▶ _TASK_: Omit all pictures, then retype the data exactly as given.

▶ _DATA_:
────────────────────────────────────────
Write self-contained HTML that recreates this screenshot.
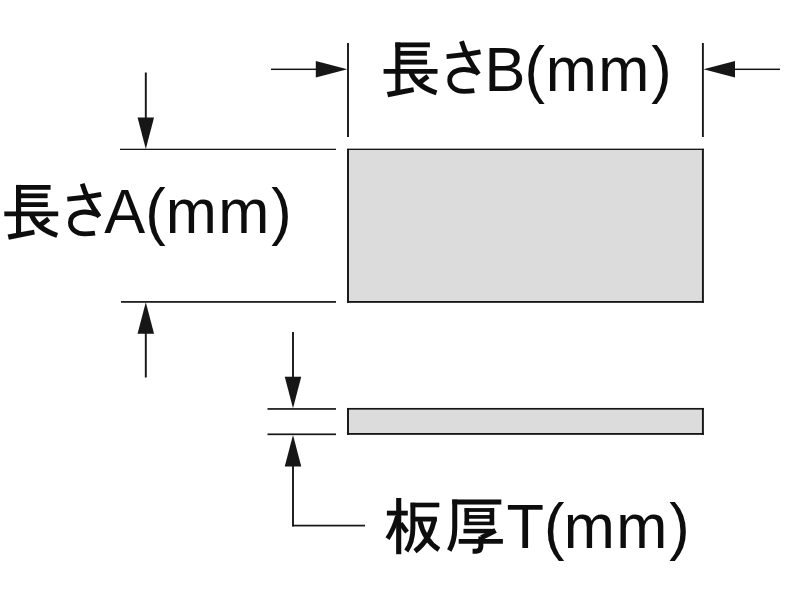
<!DOCTYPE html>
<html><head><meta charset="utf-8"><title>Plate dimensions</title>
<style>
html,body{margin:0;padding:0;background:#fff;}
body{width:800px;height:600px;overflow:hidden;font-family:"Liberation Sans",sans-serif;}
svg{display:block;}
</style></head><body>
<svg width="800" height="600" viewBox="0 0 800 600">
<defs><filter id="soft" x="0" y="0" width="800" height="600" filterUnits="userSpaceOnUse"><feGaussianBlur stdDeviation="0.38"/></filter></defs>
<rect width="800" height="600" fill="#fff"/>
<g filter="url(#soft)">
<rect x="347" y="148.5" width="357" height="154.4" fill="#dcdcdc"/>
<rect x="347" y="408" width="357" height="27" fill="#dcdcdc"/>
<g fill="#161616">
<rect x="347.00" y="148.70" width="356.90" height="1.30"/>
<rect x="347.00" y="301.00" width="356.90" height="1.80"/>
<rect x="347.05" y="148.90" width="1.90" height="153.90"/>
<rect x="701.95" y="148.90" width="1.90" height="153.90"/>
<rect x="347.00" y="407.95" width="356.90" height="1.70"/>
<rect x="347.00" y="433.00" width="356.90" height="1.80"/>
<rect x="347.05" y="408.00" width="1.90" height="26.80"/>
<rect x="701.95" y="408.00" width="1.90" height="26.80"/>
<rect x="347.05" y="43.00" width="1.90" height="94.00"/>
<rect x="701.95" y="43.00" width="1.90" height="94.00"/>
<rect x="271.00" y="68.55" width="47.00" height="1.50"/>
<polygon points="347.30,69.20 315.80,60.95 315.80,77.45"/>
<rect x="733.00" y="68.55" width="47.00" height="1.50"/>
<polygon points="703.50,69.20 735.00,60.95 735.00,77.45"/>
<rect x="120.00" y="148.70" width="216.00" height="1.30"/>
<rect x="121.00" y="301.05" width="215.00" height="1.70"/>
<rect x="144.85" y="72.50" width="1.90" height="46.50"/>
<polygon points="145.80,149.00 137.55,117.50 154.05,117.50"/>
<rect x="144.85" y="333.00" width="1.90" height="44.50"/>
<polygon points="145.80,302.30 137.55,333.80 154.05,333.80"/>
<rect x="267.50" y="408.10" width="68.50" height="1.70"/>
<rect x="267.50" y="433.45" width="68.50" height="1.70"/>
<rect x="292.05" y="332.00" width="1.90" height="46.00"/>
<polygon points="293.00,408.20 284.75,376.70 301.25,376.70"/>
<polygon points="293.00,434.90 284.75,466.40 301.25,466.40"/>
<rect x="292.05" y="465.00" width="1.90" height="61.40"/>
<rect x="292.10" y="524.75" width="72.90" height="1.70"/>
</g>
<g fill="none" stroke="#0c0c0c" stroke-linecap="butt">
<g id="lbl"><path d="M397.85,42.4 V91.5" stroke-width="5.10" />
<path d="M395.3,44.8 H429.9" stroke-width="4.80" />
<path d="M398,53.3 H426.9" stroke-width="4.80" />
<path d="M398,62.1 H427.1" stroke-width="4.80" />
<path d="M383.6,71.3 H437.5" stroke-width="4.80" />
<polygon points="386.9,92.1 413.3,87.3 414.1,92.0 388.2,97.2" stroke="none" fill="#0c0c0c"/>
<path d="M428.0,76.2 L418.0,83.7" stroke-width="5.00" />
<path d="M410.9,72.5 Q416,86 436.5,92.9" stroke-width="5.00" /><path d="M446.6,56.7 Q463,55.5 480.5,51.9" stroke-width="4.70" />
<path d="M461.5,41.2 Q466.5,58 478.6,74.2" stroke-width="4.90" />
<path d="M477.5,72.6 C470,69.4 462,69.2 458,70.4 C452,72.2 449.7,76 449.7,80 C449.7,87 456,91.4 464,91.4 C468,91.4 471,91.1 474.3,90.6" stroke-width="4.80" /></g>
<g transform="translate(-379.3 142.5)"><path d="M397.85,42.4 V91.5" stroke-width="5.10" />
<path d="M395.3,44.8 H429.9" stroke-width="4.80" />
<path d="M398,53.3 H426.9" stroke-width="4.80" />
<path d="M398,62.1 H427.1" stroke-width="4.80" />
<path d="M383.6,71.3 H437.5" stroke-width="4.80" />
<polygon points="386.9,92.1 413.3,87.3 414.1,92.0 388.2,97.2" stroke="none" fill="#0c0c0c"/>
<path d="M428.0,76.2 L418.0,83.7" stroke-width="5.00" />
<path d="M410.9,72.5 Q416,86 436.5,92.9" stroke-width="5.00" /><path d="M446.6,56.7 Q463,55.5 480.5,51.9" stroke-width="4.70" />
<path d="M461.5,41.2 Q466.5,58 478.6,74.2" stroke-width="4.90" />
<path d="M477.5,72.6 C470,69.4 462,69.2 458,70.4 C452,72.2 449.7,76 449.7,80 C449.7,87 456,91.4 464,91.4 C468,91.4 471,91.1 474.3,90.6" stroke-width="4.80" /></g>
<path d="M398.7,498.0 V554.2" stroke-width="5.10" />
<path d="M386.9,513.1 H407.8" stroke-width="4.80" />
<path d="M397.5,516 Q394,529 387.5,538.6" stroke-width="4.80" />
<path d="M400.5,523.3 L407.0,532.2" stroke-width="4.80" />
<path d="M410.6,505 H439.3" stroke-width="4.60" />
<path d="M412.9,502.8 V528 Q412.9,542 406.3,551.0" stroke-width="4.90" />
<path d="M415,519.1 H436.8" stroke-width="4.80" />
<path d="M434.7,517.5 Q431,539 415.0,551.3" stroke-width="5.00" />
<path d="M419.9,521 Q424,540 438.9,549.7" stroke-width="5.00" />
<path d="M452.3,502 H501.3" stroke-width="4.80" />
<path d="M454.75,499.6 V528 Q454.75,541 449.3,550.4" stroke-width="5.00" />
<path d="M466.8,508.2 V525.1" stroke-width="4.60" />
<path d="M491.9,508.2 V525.1" stroke-width="4.60" />
<path d="M464.6,510.0 H494.1" stroke-width="3.80" />
<path d="M466,516.9 H492" stroke-width="3.70" />
<path d="M464.6,523.4 H494.1" stroke-width="3.60" />
<path d="M463.5,531.1 H494" stroke-width="4.50" />
<path d="M495.6,530.4 L481.3,537.7" stroke-width="5.00" />
<path d="M480.85,536.5 V546.3 Q480.85,551.0 476.5,551.2 L472.6,551.2" stroke-width="5.00" />
<path d="M458.7,541.3 H502.9" stroke-width="4.70" />
</g>
<g fill="#0a0a0a" font-family="'Liberation Sans', sans-serif" font-size="62.60px">
<text transform="scale(0.9800 1)" x="494.27 535.29 557.01 610.58 664.62" y="91.20">B(mm)</text>
<text transform="scale(0.9800 1)" x="106.31 148.25 169.25 222.82 276.86" y="233.50">A(mm)</text>
<text transform="scale(0.9800 1)" x="516.88 555.06 575.38 628.95 682.98" y="548.10">T(mm)</text>
</g>
</g>
</svg>
</body></html>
────────────────────────────────────────
▶ _OUTPUT FOR THIS TASK_:
Write self-contained HTML that recreates this screenshot.
<!DOCTYPE html>
<html><head><meta charset="utf-8"><title>Plate dimensions</title>
<style>
html,body{margin:0;padding:0;background:#fff;}
body{width:800px;height:600px;overflow:hidden;font-family:"Liberation Sans",sans-serif;}
svg{display:block;}
</style></head><body>
<svg width="800" height="600" viewBox="0 0 800 600">
<defs><filter id="soft" x="0" y="0" width="800" height="600" filterUnits="userSpaceOnUse"><feGaussianBlur stdDeviation="0.38"/></filter></defs>
<rect width="800" height="600" fill="#fff"/>
<g filter="url(#soft)">
<rect x="347" y="148.5" width="357" height="154.4" fill="#dcdcdc"/>
<rect x="347" y="408" width="357" height="27" fill="#dcdcdc"/>
<g fill="#161616">
<rect x="347.00" y="148.70" width="356.90" height="1.30"/>
<rect x="347.00" y="301.00" width="356.90" height="1.80"/>
<rect x="347.05" y="148.90" width="1.90" height="153.90"/>
<rect x="701.95" y="148.90" width="1.90" height="153.90"/>
<rect x="347.00" y="407.95" width="356.90" height="1.70"/>
<rect x="347.00" y="433.00" width="356.90" height="1.80"/>
<rect x="347.05" y="408.00" width="1.90" height="26.80"/>
<rect x="701.95" y="408.00" width="1.90" height="26.80"/>
<rect x="347.05" y="43.00" width="1.90" height="94.00"/>
<rect x="701.95" y="43.00" width="1.90" height="94.00"/>
<rect x="271.00" y="68.55" width="47.00" height="1.50"/>
<polygon points="347.30,69.20 315.80,60.95 315.80,77.45"/>
<rect x="733.00" y="68.55" width="47.00" height="1.50"/>
<polygon points="703.50,69.20 735.00,60.95 735.00,77.45"/>
<rect x="120.00" y="148.70" width="216.00" height="1.30"/>
<rect x="121.00" y="301.05" width="215.00" height="1.70"/>
<rect x="144.85" y="72.50" width="1.90" height="46.50"/>
<polygon points="145.80,149.00 137.55,117.50 154.05,117.50"/>
<rect x="144.85" y="333.00" width="1.90" height="44.50"/>
<polygon points="145.80,302.30 137.55,333.80 154.05,333.80"/>
<rect x="267.50" y="408.10" width="68.50" height="1.70"/>
<rect x="267.50" y="433.45" width="68.50" height="1.70"/>
<rect x="292.05" y="332.00" width="1.90" height="46.00"/>
<polygon points="293.00,408.20 284.75,376.70 301.25,376.70"/>
<polygon points="293.00,434.90 284.75,466.40 301.25,466.40"/>
<rect x="292.05" y="465.00" width="1.90" height="61.40"/>
<rect x="292.10" y="524.75" width="72.90" height="1.70"/>
</g>
<g fill="none" stroke="#0c0c0c" stroke-linecap="butt">
<g id="lbl"><path d="M397.85,42.4 V91.5" stroke-width="5.10" />
<path d="M395.3,44.8 H429.9" stroke-width="4.80" />
<path d="M398,53.3 H426.9" stroke-width="4.80" />
<path d="M398,62.1 H427.1" stroke-width="4.80" />
<path d="M383.6,71.3 H437.5" stroke-width="4.80" />
<polygon points="386.9,92.1 413.3,87.3 414.1,92.0 388.2,97.2" stroke="none" fill="#0c0c0c"/>
<path d="M428.0,76.2 L418.0,83.7" stroke-width="5.00" />
<path d="M410.9,72.5 Q416,86 436.5,92.9" stroke-width="5.00" /><path d="M446.6,56.7 Q463,55.5 480.5,51.9" stroke-width="4.70" />
<path d="M461.5,41.2 Q466.5,58 478.6,74.2" stroke-width="4.90" />
<path d="M477.5,72.6 C470,69.4 462,69.2 458,70.4 C452,72.2 449.7,76 449.7,80 C449.7,87 456,91.4 464,91.4 C468,91.4 471,91.1 474.3,90.6" stroke-width="4.80" /></g>
<g transform="translate(-379.3 142.5)"><path d="M397.85,42.4 V91.5" stroke-width="5.10" />
<path d="M395.3,44.8 H429.9" stroke-width="4.80" />
<path d="M398,53.3 H426.9" stroke-width="4.80" />
<path d="M398,62.1 H427.1" stroke-width="4.80" />
<path d="M383.6,71.3 H437.5" stroke-width="4.80" />
<polygon points="386.9,92.1 413.3,87.3 414.1,92.0 388.2,97.2" stroke="none" fill="#0c0c0c"/>
<path d="M428.0,76.2 L418.0,83.7" stroke-width="5.00" />
<path d="M410.9,72.5 Q416,86 436.5,92.9" stroke-width="5.00" /><path d="M446.6,56.7 Q463,55.5 480.5,51.9" stroke-width="4.70" />
<path d="M461.5,41.2 Q466.5,58 478.6,74.2" stroke-width="4.90" />
<path d="M477.5,72.6 C470,69.4 462,69.2 458,70.4 C452,72.2 449.7,76 449.7,80 C449.7,87 456,91.4 464,91.4 C468,91.4 471,91.1 474.3,90.6" stroke-width="4.80" /></g>
<path d="M398.7,498.0 V554.2" stroke-width="5.10" />
<path d="M386.9,513.1 H407.8" stroke-width="4.80" />
<path d="M397.5,516 Q394,529 387.5,538.6" stroke-width="4.80" />
<path d="M400.5,523.3 L407.0,532.2" stroke-width="4.80" />
<path d="M410.6,505 H439.3" stroke-width="4.60" />
<path d="M412.9,502.8 V528 Q412.9,542 406.3,551.0" stroke-width="4.90" />
<path d="M415,519.1 H436.8" stroke-width="4.80" />
<path d="M434.7,517.5 Q431,539 415.0,551.3" stroke-width="5.00" />
<path d="M419.9,521 Q424,540 438.9,549.7" stroke-width="5.00" />
<path d="M452.3,502 H501.3" stroke-width="4.80" />
<path d="M454.75,499.6 V528 Q454.75,541 449.3,550.4" stroke-width="5.00" />
<path d="M466.8,508.2 V525.1" stroke-width="4.60" />
<path d="M491.9,508.2 V525.1" stroke-width="4.60" />
<path d="M464.6,510.0 H494.1" stroke-width="3.80" />
<path d="M466,516.9 H492" stroke-width="3.70" />
<path d="M464.6,523.4 H494.1" stroke-width="3.60" />
<path d="M463.5,531.1 H494" stroke-width="4.50" />
<path d="M495.6,530.4 L481.3,537.7" stroke-width="5.00" />
<path d="M480.85,536.5 V546.3 Q480.85,551.0 476.5,551.2 L472.6,551.2" stroke-width="5.00" />
<path d="M458.7,541.3 H502.9" stroke-width="4.70" />
</g>
<g fill="#0a0a0a" font-family="'Liberation Sans', sans-serif" font-size="62.60px">
<text transform="scale(0.9800 1)" x="494.27 535.29 557.01 610.58 664.62" y="91.20">B(mm)</text>
<text transform="scale(0.9800 1)" x="106.31 148.25 169.25 222.82 276.86" y="233.50">A(mm)</text>
<text transform="scale(0.9800 1)" x="516.88 555.06 575.38 628.95 682.98" y="548.10">T(mm)</text>
</g>
</g>
</svg>
</body></html>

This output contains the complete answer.